» DATASET EXCERPT
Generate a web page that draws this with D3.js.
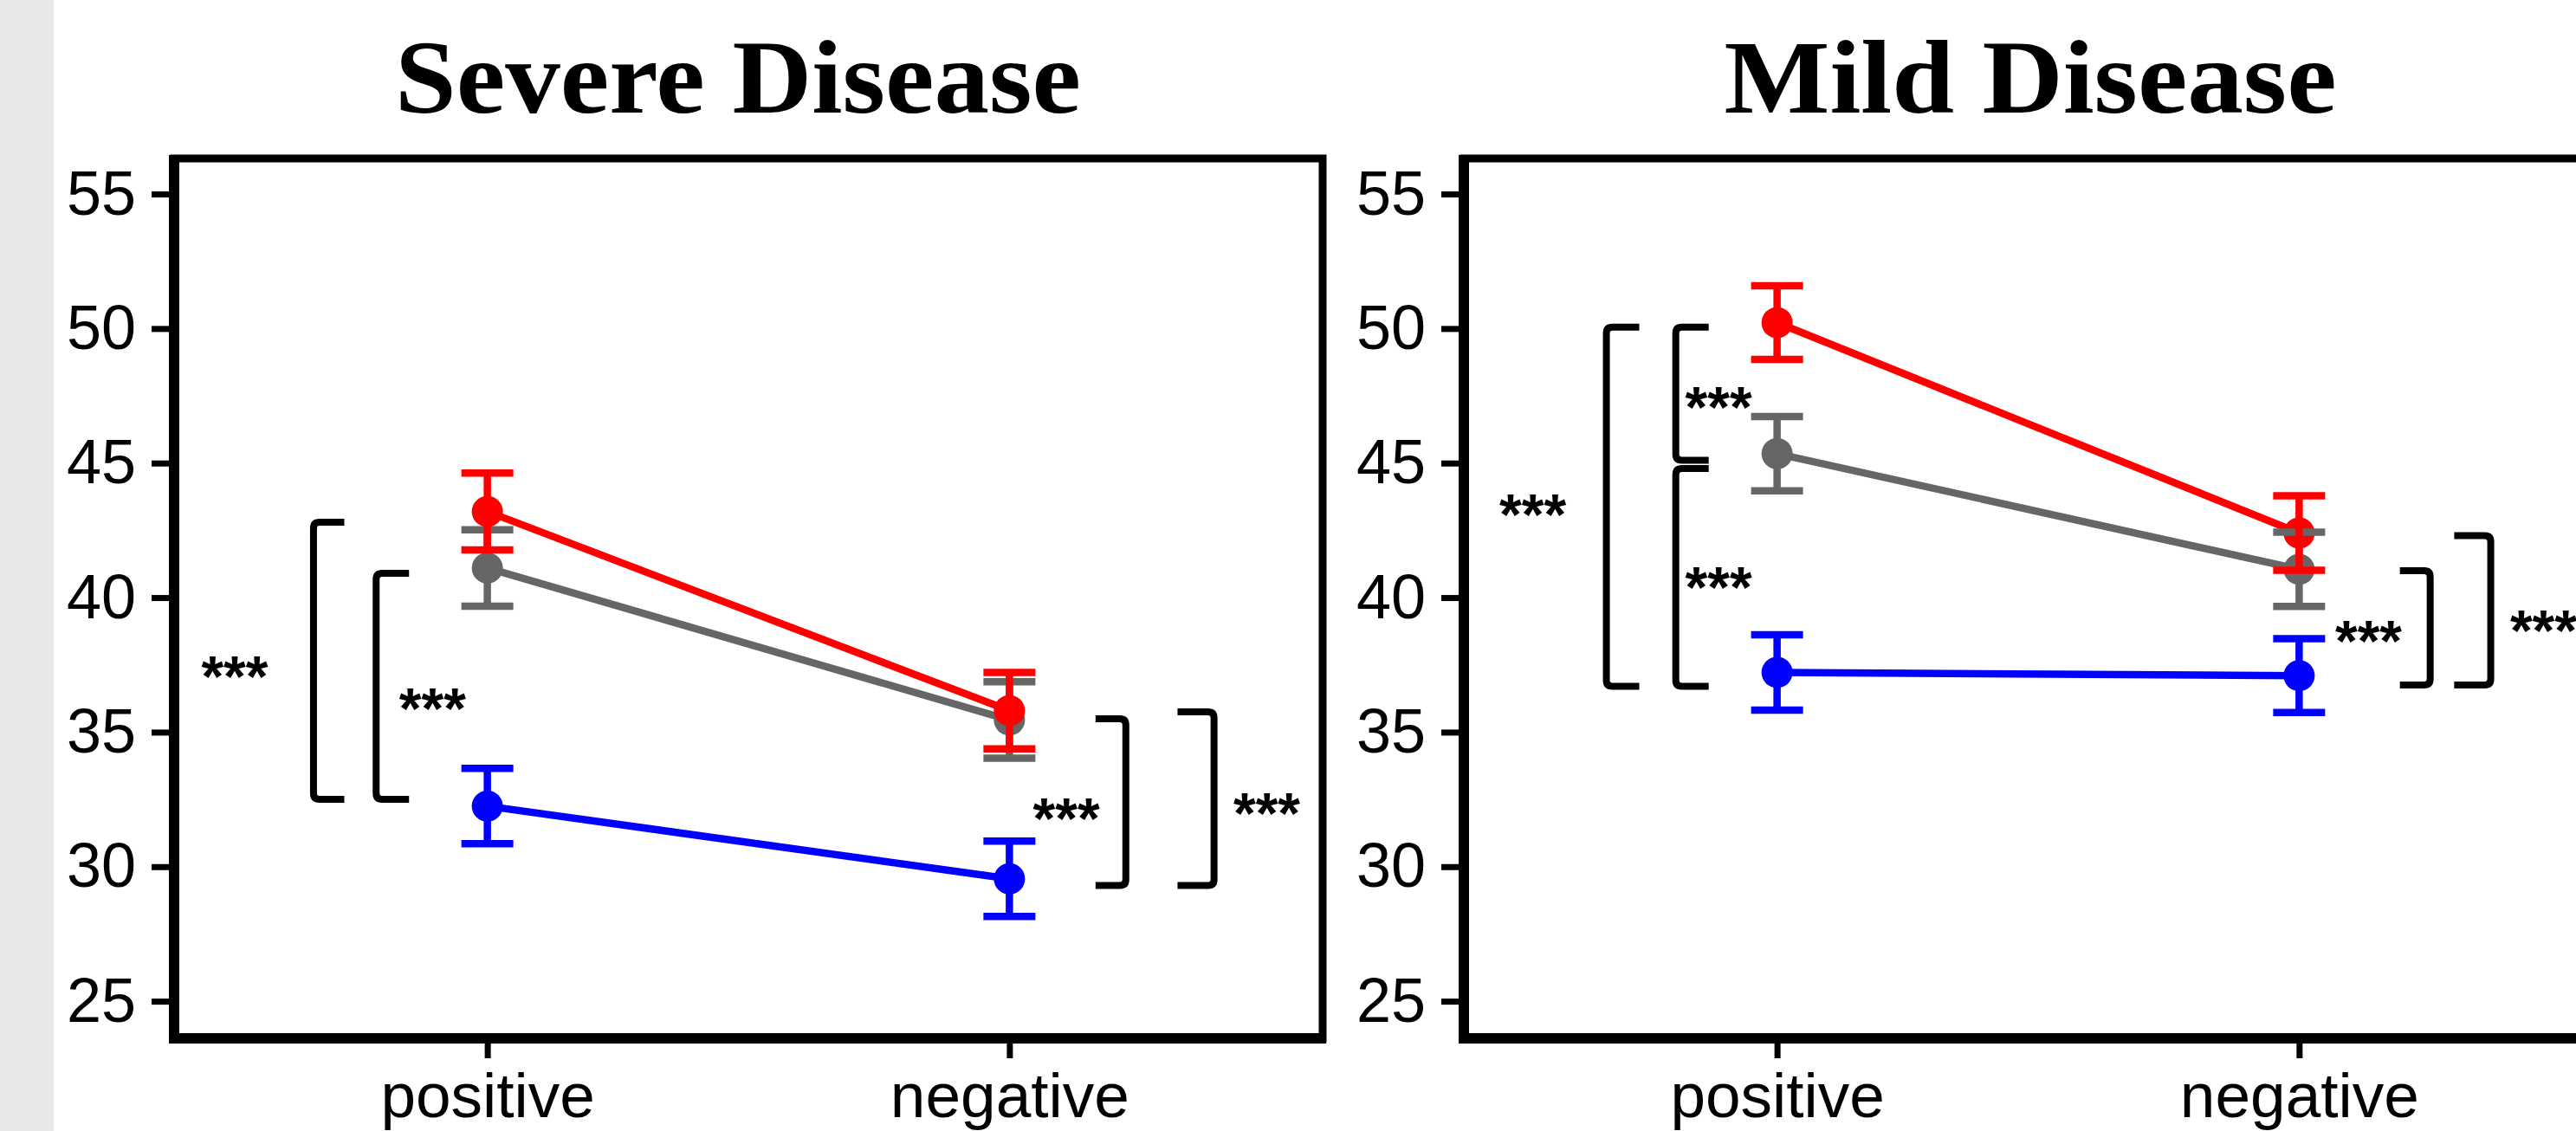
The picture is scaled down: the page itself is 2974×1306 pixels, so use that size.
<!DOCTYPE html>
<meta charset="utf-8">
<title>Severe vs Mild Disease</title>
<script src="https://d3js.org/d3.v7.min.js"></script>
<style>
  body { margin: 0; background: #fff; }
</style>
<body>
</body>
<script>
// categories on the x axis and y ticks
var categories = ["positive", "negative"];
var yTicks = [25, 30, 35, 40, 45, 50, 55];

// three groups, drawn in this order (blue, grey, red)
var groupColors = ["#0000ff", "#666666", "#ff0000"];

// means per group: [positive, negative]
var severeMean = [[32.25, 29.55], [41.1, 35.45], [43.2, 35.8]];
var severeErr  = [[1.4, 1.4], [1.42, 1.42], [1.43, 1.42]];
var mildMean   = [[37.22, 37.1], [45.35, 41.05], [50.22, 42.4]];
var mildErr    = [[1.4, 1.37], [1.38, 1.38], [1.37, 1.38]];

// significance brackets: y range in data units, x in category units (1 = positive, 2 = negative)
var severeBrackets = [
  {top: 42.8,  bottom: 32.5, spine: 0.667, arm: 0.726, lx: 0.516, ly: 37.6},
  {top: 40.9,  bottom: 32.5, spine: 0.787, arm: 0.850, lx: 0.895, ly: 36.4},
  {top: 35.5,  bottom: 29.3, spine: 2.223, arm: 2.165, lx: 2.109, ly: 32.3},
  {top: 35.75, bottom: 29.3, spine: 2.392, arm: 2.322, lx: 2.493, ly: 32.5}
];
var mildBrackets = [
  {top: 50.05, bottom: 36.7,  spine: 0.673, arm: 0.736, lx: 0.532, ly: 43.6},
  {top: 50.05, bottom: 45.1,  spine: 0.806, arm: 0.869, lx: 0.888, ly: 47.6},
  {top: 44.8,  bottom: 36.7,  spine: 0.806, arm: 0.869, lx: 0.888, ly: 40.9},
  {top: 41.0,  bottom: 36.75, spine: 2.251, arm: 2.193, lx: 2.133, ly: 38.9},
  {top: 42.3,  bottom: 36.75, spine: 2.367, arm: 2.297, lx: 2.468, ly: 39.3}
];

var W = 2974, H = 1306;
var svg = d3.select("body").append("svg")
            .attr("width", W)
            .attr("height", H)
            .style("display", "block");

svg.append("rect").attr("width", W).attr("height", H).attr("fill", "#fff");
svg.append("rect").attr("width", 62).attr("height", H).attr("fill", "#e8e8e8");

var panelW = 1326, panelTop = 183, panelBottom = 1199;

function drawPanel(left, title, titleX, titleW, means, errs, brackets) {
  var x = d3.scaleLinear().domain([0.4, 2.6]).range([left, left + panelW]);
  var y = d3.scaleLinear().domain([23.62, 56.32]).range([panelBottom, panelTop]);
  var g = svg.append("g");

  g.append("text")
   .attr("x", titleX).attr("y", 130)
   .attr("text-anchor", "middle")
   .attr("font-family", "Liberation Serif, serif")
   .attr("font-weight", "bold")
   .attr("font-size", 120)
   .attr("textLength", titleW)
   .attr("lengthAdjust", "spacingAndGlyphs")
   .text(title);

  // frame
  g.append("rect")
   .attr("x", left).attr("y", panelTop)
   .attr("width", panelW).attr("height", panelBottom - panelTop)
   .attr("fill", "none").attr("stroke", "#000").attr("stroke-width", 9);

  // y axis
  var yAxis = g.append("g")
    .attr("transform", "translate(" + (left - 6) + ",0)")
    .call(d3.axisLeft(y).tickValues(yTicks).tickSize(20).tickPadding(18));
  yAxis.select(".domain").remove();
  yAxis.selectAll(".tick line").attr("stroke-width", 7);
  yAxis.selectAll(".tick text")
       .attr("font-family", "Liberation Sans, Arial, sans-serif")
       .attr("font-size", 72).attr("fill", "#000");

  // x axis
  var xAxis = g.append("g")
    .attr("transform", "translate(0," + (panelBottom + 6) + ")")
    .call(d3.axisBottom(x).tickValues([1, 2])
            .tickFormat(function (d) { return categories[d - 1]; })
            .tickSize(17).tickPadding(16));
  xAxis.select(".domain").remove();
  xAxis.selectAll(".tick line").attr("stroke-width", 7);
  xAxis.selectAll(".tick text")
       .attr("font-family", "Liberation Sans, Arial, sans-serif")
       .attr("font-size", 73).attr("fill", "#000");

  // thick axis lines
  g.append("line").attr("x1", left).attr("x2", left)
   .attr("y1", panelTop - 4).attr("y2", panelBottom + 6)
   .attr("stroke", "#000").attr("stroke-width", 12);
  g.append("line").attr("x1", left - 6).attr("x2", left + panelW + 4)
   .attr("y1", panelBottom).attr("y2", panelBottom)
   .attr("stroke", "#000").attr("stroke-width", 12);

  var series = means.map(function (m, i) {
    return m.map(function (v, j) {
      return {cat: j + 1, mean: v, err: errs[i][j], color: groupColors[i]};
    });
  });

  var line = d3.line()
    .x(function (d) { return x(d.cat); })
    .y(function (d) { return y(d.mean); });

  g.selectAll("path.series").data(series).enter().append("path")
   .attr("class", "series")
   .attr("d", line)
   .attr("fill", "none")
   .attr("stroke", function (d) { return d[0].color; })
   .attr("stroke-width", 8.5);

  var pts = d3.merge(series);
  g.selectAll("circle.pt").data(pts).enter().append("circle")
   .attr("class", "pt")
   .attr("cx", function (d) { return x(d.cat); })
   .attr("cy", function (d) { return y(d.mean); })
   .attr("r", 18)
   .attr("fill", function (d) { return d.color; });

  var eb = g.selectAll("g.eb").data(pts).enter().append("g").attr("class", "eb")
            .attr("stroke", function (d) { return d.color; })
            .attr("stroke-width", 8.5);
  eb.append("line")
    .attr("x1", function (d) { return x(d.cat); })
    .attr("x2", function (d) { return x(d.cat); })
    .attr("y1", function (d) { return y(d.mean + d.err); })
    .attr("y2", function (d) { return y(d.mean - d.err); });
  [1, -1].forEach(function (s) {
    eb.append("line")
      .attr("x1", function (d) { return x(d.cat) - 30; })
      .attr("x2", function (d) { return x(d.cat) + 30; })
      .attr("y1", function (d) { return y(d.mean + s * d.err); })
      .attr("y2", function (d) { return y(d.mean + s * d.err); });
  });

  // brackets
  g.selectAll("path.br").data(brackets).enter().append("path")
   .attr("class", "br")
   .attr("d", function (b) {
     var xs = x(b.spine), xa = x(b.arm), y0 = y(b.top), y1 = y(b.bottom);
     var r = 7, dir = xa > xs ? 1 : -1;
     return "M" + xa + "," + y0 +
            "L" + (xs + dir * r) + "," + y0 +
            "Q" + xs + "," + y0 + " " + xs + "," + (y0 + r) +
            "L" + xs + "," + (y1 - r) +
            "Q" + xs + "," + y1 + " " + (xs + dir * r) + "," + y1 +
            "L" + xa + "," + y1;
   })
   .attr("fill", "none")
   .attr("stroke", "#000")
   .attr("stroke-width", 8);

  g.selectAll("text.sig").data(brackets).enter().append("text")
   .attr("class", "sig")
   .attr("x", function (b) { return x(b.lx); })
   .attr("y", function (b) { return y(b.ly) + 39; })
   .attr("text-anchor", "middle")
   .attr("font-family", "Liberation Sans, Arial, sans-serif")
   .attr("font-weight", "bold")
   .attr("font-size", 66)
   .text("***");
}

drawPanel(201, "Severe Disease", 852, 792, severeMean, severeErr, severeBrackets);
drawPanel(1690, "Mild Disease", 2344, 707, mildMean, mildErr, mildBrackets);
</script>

» PROBLEM
Retype only what lies between the line bearing "The picture is" and the line bearing "1.38], [1.37, 1.38]];", keeping both of those lines.

» WRITTEN ANSWER
The picture is scaled down: the page itself is 2974×1306 pixels, so use that size.
<!DOCTYPE html>
<meta charset="utf-8">
<title>Severe vs Mild Disease</title>
<script src="https://d3js.org/d3.v7.min.js"></script>
<style>
  body { margin: 0; background: #fff; }
</style>
<body>
</body>
<script>
// categories on the x axis and y ticks
var categories = ["positive", "negative"];
var yTicks = [25, 30, 35, 40, 45, 50, 55];

// three groups, drawn in this order (blue, grey, red)
var groupColors = ["#0000ff", "#666666", "#ff0000"];

// means per group: [positive, negative]
var severeMean = [[32.25, 29.55], [41.1, 35.45], [43.2, 35.8]];
var severeErr  = [[1.4, 1.4], [1.42, 1.42], [1.43, 1.42]];
var mildMean   = [[37.22, 37.1], [45.35, 41.05], [50.22, 42.4]];
var mildErr    = [[1.4, 1.37], [1.38, 1.38], [1.37, 1.38]];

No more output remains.